EXERCISE INSTRUCTIONS =
Write out the data again exactly, skipping every picture.

··· INFORMATION PROVIDED ···

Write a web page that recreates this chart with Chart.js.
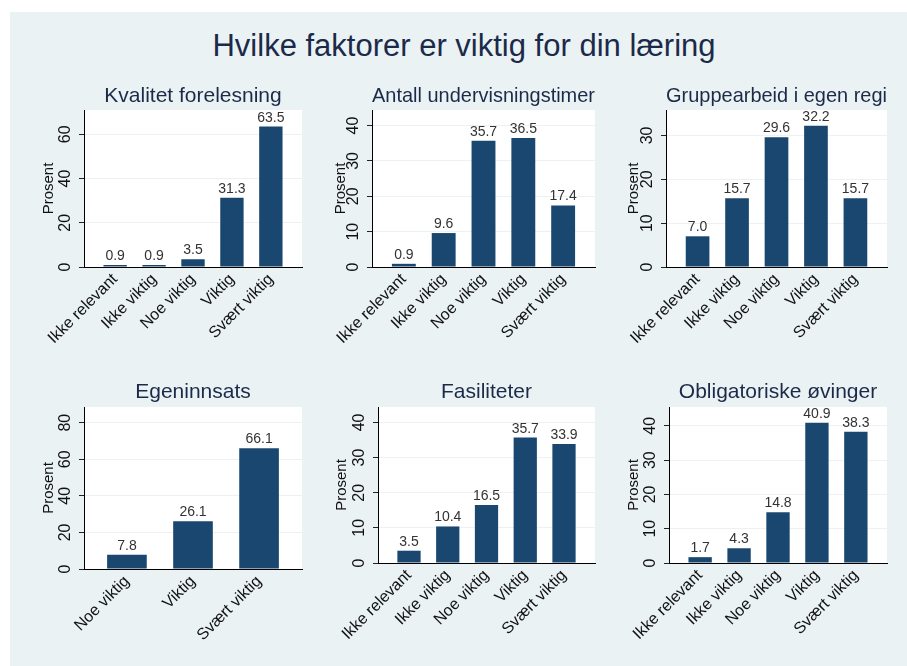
<!DOCTYPE html>
<html>
<head>
<meta charset="utf-8">
<script src="https://cdn.jsdelivr.net/npm/chart.js@4.4.0/dist/chart.umd.min.js"></script>
<style>
    html, body { margin: 0; padding: 0; background: #ffffff; }
    body { width: 907px; height: 666px; position: relative; overflow: hidden; font-family: 'Liberation Sans', Arial, sans-serif; }
    #frame { position: absolute; left: 10px; top: 12px; right: 0; bottom: 0; background: #eaf2f3; }
    #main-title { position: absolute; left: 0; width: 928px; top: 28px; line-height: 36px; text-align: center; font-size: 31px; color: #1c2a4a; }
    canvas { position: absolute; }
</style>
</head>
<body>
<div id="frame"></div>
<div id="main-title">Hvilke faktorer er viktig for din læring</div>

<script>
// ---- data ----
const catsAll = ['Ikke relevant', 'Ikke viktig', 'Noe viktig', 'Viktig', 'Svært viktig'];
const catsTop3 = ['Noe viktig', 'Viktig', 'Svært viktig'];

const kvalitetForelesning = [0.9, 0.9, 3.5, 31.3, 63.5];
const antallTimer = [0.9, 9.6, 35.7, 36.5, 17.4];
const gruppearbeid = [7.0, 15.7, 29.6, 32.2, 15.7];
const egeninnsats = [7.8, 26.1, 66.1];
const fasiliteter = [3.5, 10.4, 16.5, 35.7, 33.9];
const obligatoriske = [1.7, 4.3, 14.8, 40.9, 38.3];

const panelTitles = ['Kvalitet forelesning', 'Antall undervisningstimer', 'Gruppearbeid i egen regi',
                     'Egeninnsats', 'Fasiliteter', 'Obligatoriske øvinger'];
const panelCats = [catsAll, catsAll, catsAll, catsTop3, catsAll, catsAll];
const panelValues = [kvalitetForelesning, antallTimer, gruppearbeid, egeninnsats, fasiliteter, obligatoriske];

// y axis upper limits and tick steps
const yMax = [71, 44.4, 35.8, 88.6, 44.4, 45.5];
const yStep = [20, 10, 10, 20, 10, 10];

// ---- layout (page pixels) ----
const panelBoxes = [
    { left: 10,  top: 70,  width: 295, height: 300, plot: [84, 110, 302, 267], titleY: 96, yTitleX: 49,  gap: 0.8 },
    { left: 305, top: 70,  width: 295, height: 300, plot: [372, 110, 595, 267], titleY: 96, yTitleX: 341, gap: 0.8 },
    { left: 600, top: 70,  width: 307, height: 300, plot: [666, 110, 887, 267], titleY: 96, yTitleX: 634, gap: 0.8 },
    { left: 10,  top: 370, width: 295, height: 290, plot: [84, 407, 302, 569], titleY: 392, yTitleX: 49,  gap: 0.65 },
    { left: 305, top: 370, width: 295, height: 290, plot: [378, 407, 595, 563], titleY: 392, yTitleX: 342, gap: 0.8 },
    { left: 600, top: 370, width: 307, height: 290, plot: [669, 407, 887, 563], titleY: 392, yTitleX: 634, gap: 0.8 }
];

const FONT = "'Liberation Sans', Arial, sans-serif";
Chart.defaults.font.family = FONT;

const plotBackground = {
    id: 'plotBackground',
    beforeDraw(chart) {
        const { ctx, chartArea } = chart;
        ctx.save();
        ctx.fillStyle = '#ffffff';
        ctx.fillRect(chartArea.left, chartArea.top, chartArea.right - chartArea.left, chartArea.bottom - chartArea.top);
        ctx.restore();
    }
};

const valueLabels = {
    id: 'valueLabels',
    afterDatasetsDraw(chart) {
        const ctx = chart.ctx;
        const meta = chart.getDatasetMeta(0);
        const points = chart.data.datasets[0].data;
        ctx.save();
        ctx.font = '14px ' + FONT;
        ctx.fillStyle = '#333333';
        ctx.textAlign = 'center';
        ctx.textBaseline = 'alphabetic';
        meta.data.forEach((bar, i) => {
            ctx.fillText(points[i].y.toFixed(1), bar.x, bar.y - 5);
        });
        ctx.restore();
    }
};

function renderPanel(idx) {
    const box = panelBoxes[idx];
    const cats = panelCats[idx];
    const values = panelValues[idx];
    const [L, T, R, B] = box.plot;

    const canvas = document.createElement('canvas');
    canvas.width = box.width;
    canvas.height = box.height;
    canvas.style.left = box.left + 'px';
    canvas.style.top = box.top + 'px';
    document.body.appendChild(canvas);

    // title line box is 21 * 1.2 = 25.2px
    const titlePadTop = box.titleY - box.top - 12.6;
    const titlePadBottom = (T - box.top) - titlePadTop - 25.2;

    new Chart(canvas.getContext('2d'), {
        type: 'bar',
        data: {
            datasets: [{
                data: values.map((v, i) => ({ x: i + 1, y: v })),
                backgroundColor: '#1a476f',
                borderWidth: 0,
                categoryPercentage: 1,
                barPercentage: 0.6
            }]
        },
        options: {
            responsive: false,
            animation: false,
            layout: { padding: { left: 0, top: 0, bottom: 0, right: box.left + box.width - R } },
            plugins: {
                legend: { display: false },
                tooltip: { enabled: false },
                title: {
                    display: true,
                    text: panelTitles[idx],
                    fullSize: false,
                    color: '#1c2a4a',
                    font: { size: 21, weight: 'normal' },
                    padding: { top: titlePadTop, bottom: titlePadBottom }
                }
            },
            scales: {
                x: {
                    type: 'linear',
                    offset: false,
                    min: 1 - box.gap,
                    max: cats.length + box.gap,
                    afterBuildTicks: (s) => { s.ticks = cats.map((c, i) => ({ value: i + 1 })); },
                    afterFit: (s) => { s.height = box.top + box.height - B; },
                    grid: { display: false, drawTicks: false, offset: false },
                    border: { display: true, color: '#000000', width: 1 },
                    ticks: {
                        autoSkip: false,
                        minRotation: 45,
                        maxRotation: 45,
                        padding: 3,
                        color: '#111111',
                        font: { size: 16 },
                        callback: (v) => cats[v - 1] || ''
                    }
                },
                y: {
                    min: 0,
                    max: yMax[idx],
                    afterFit: (s) => { s.width = L - box.left; },
                    grid: {
                        color: (c) => (c.tick && c.tick.value === 0 ? 'rgba(0,0,0,0)' : '#eaf2f3'),
                        tickColor: '#222222',
                        tickLength: 5,
                        lineWidth: 1
                    },
                    border: { display: true, color: '#000000', width: 1 },
                    ticks: {
                        stepSize: yStep[idx],
                        includeBounds: false,
                        minRotation: 90,
                        maxRotation: 90,
                        crossAlign: 'center',
                        padding: 5,
                        color: '#111111',
                        font: { size: 16 }
                    },
                    title: {
                        display: true,
                        text: 'Prosent',
                        color: '#111111',
                        font: { size: 15 },
                        padding: { top: box.yTitleX - box.left - 9, bottom: 0 }
                    }
                }
            }
        },
        plugins: [plotBackground, valueLabels]
    });
}

panelBoxes.forEach((b, i) => renderPanel(i));
</script>
</body>
</html>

···

COMPLETE OUTPUT =
Write a web page that recreates this chart with Chart.js.
<!DOCTYPE html>
<html>
<head>
<meta charset="utf-8">
<script src="https://cdn.jsdelivr.net/npm/chart.js@4.4.0/dist/chart.umd.min.js"></script>
<style>
    html, body { margin: 0; padding: 0; background: #ffffff; }
    body { width: 907px; height: 666px; position: relative; overflow: hidden; font-family: 'Liberation Sans', Arial, sans-serif; }
    #frame { position: absolute; left: 10px; top: 12px; right: 0; bottom: 0; background: #eaf2f3; }
    #main-title { position: absolute; left: 0; width: 928px; top: 28px; line-height: 36px; text-align: center; font-size: 31px; color: #1c2a4a; }
    canvas { position: absolute; }
</style>
</head>
<body>
<div id="frame"></div>
<div id="main-title">Hvilke faktorer er viktig for din læring</div>

<script>
// ---- data ----
const catsAll = ['Ikke relevant', 'Ikke viktig', 'Noe viktig', 'Viktig', 'Svært viktig'];
const catsTop3 = ['Noe viktig', 'Viktig', 'Svært viktig'];

const kvalitetForelesning = [0.9, 0.9, 3.5, 31.3, 63.5];
const antallTimer = [0.9, 9.6, 35.7, 36.5, 17.4];
const gruppearbeid = [7.0, 15.7, 29.6, 32.2, 15.7];
const egeninnsats = [7.8, 26.1, 66.1];
const fasiliteter = [3.5, 10.4, 16.5, 35.7, 33.9];
const obligatoriske = [1.7, 4.3, 14.8, 40.9, 38.3];

const panelTitles = ['Kvalitet forelesning', 'Antall undervisningstimer', 'Gruppearbeid i egen regi',
                     'Egeninnsats', 'Fasiliteter', 'Obligatoriske øvinger'];
const panelCats = [catsAll, catsAll, catsAll, catsTop3, catsAll, catsAll];
const panelValues = [kvalitetForelesning, antallTimer, gruppearbeid, egeninnsats, fasiliteter, obligatoriske];

// y axis upper limits and tick steps
const yMax = [71, 44.4, 35.8, 88.6, 44.4, 45.5];
const yStep = [20, 10, 10, 20, 10, 10];

// ---- layout (page pixels) ----
const panelBoxes = [
    { left: 10,  top: 70,  width: 295, height: 300, plot: [84, 110, 302, 267], titleY: 96, yTitleX: 49,  gap: 0.8 },
    { left: 305, top: 70,  width: 295, height: 300, plot: [372, 110, 595, 267], titleY: 96, yTitleX: 341, gap: 0.8 },
    { left: 600, top: 70,  width: 307, height: 300, plot: [666, 110, 887, 267], titleY: 96, yTitleX: 634, gap: 0.8 },
    { left: 10,  top: 370, width: 295, height: 290, plot: [84, 407, 302, 569], titleY: 392, yTitleX: 49,  gap: 0.65 },
    { left: 305, top: 370, width: 295, height: 290, plot: [378, 407, 595, 563], titleY: 392, yTitleX: 342, gap: 0.8 },
    { left: 600, top: 370, width: 307, height: 290, plot: [669, 407, 887, 563], titleY: 392, yTitleX: 634, gap: 0.8 }
];

const FONT = "'Liberation Sans', Arial, sans-serif";
Chart.defaults.font.family = FONT;

const plotBackground = {
    id: 'plotBackground',
    beforeDraw(chart) {
        const { ctx, chartArea } = chart;
        ctx.save();
        ctx.fillStyle = '#ffffff';
        ctx.fillRect(chartArea.left, chartArea.top, chartArea.right - chartArea.left, chartArea.bottom - chartArea.top);
        ctx.restore();
    }
};

const valueLabels = {
    id: 'valueLabels',
    afterDatasetsDraw(chart) {
        const ctx = chart.ctx;
        const meta = chart.getDatasetMeta(0);
        const points = chart.data.datasets[0].data;
        ctx.save();
        ctx.font = '14px ' + FONT;
        ctx.fillStyle = '#333333';
        ctx.textAlign = 'center';
        ctx.textBaseline = 'alphabetic';
        meta.data.forEach((bar, i) => {
            ctx.fillText(points[i].y.toFixed(1), bar.x, bar.y - 5);
        });
        ctx.restore();
    }
};

function renderPanel(idx) {
    const box = panelBoxes[idx];
    const cats = panelCats[idx];
    const values = panelValues[idx];
    const [L, T, R, B] = box.plot;

    const canvas = document.createElement('canvas');
    canvas.width = box.width;
    canvas.height = box.height;
    canvas.style.left = box.left + 'px';
    canvas.style.top = box.top + 'px';
    document.body.appendChild(canvas);

    // title line box is 21 * 1.2 = 25.2px
    const titlePadTop = box.titleY - box.top - 12.6;
    const titlePadBottom = (T - box.top) - titlePadTop - 25.2;

    new Chart(canvas.getContext('2d'), {
        type: 'bar',
        data: {
            datasets: [{
                data: values.map((v, i) => ({ x: i + 1, y: v })),
                backgroundColor: '#1a476f',
                borderWidth: 0,
                categoryPercentage: 1,
                barPercentage: 0.6
            }]
        },
        options: {
            responsive: false,
            animation: false,
            layout: { padding: { left: 0, top: 0, bottom: 0, right: box.left + box.width - R } },
            plugins: {
                legend: { display: false },
                tooltip: { enabled: false },
                title: {
                    display: true,
                    text: panelTitles[idx],
                    fullSize: false,
                    color: '#1c2a4a',
                    font: { size: 21, weight: 'normal' },
                    padding: { top: titlePadTop, bottom: titlePadBottom }
                }
            },
            scales: {
                x: {
                    type: 'linear',
                    offset: false,
                    min: 1 - box.gap,
                    max: cats.length + box.gap,
                    afterBuildTicks: (s) => { s.ticks = cats.map((c, i) => ({ value: i + 1 })); },
                    afterFit: (s) => { s.height = box.top + box.height - B; },
                    grid: { display: false, drawTicks: false, offset: false },
                    border: { display: true, color: '#000000', width: 1 },
                    ticks: {
                        autoSkip: false,
                        minRotation: 45,
                        maxRotation: 45,
                        padding: 3,
                        color: '#111111',
                        font: { size: 16 },
                        callback: (v) => cats[v - 1] || ''
                    }
                },
                y: {
                    min: 0,
                    max: yMax[idx],
                    afterFit: (s) => { s.width = L - box.left; },
                    grid: {
                        color: (c) => (c.tick && c.tick.value === 0 ? 'rgba(0,0,0,0)' : '#eaf2f3'),
                        tickColor: '#222222',
                        tickLength: 5,
                        lineWidth: 1
                    },
                    border: { display: true, color: '#000000', width: 1 },
                    ticks: {
                        stepSize: yStep[idx],
                        includeBounds: false,
                        minRotation: 90,
                        maxRotation: 90,
                        crossAlign: 'center',
                        padding: 5,
                        color: '#111111',
                        font: { size: 16 }
                    },
                    title: {
                        display: true,
                        text: 'Prosent',
                        color: '#111111',
                        font: { size: 15 },
                        padding: { top: box.yTitleX - box.left - 9, bottom: 0 }
                    }
                }
            }
        },
        plugins: [plotBackground, valueLabels]
    });
}

panelBoxes.forEach((b, i) => renderPanel(i));
</script>
</body>
</html>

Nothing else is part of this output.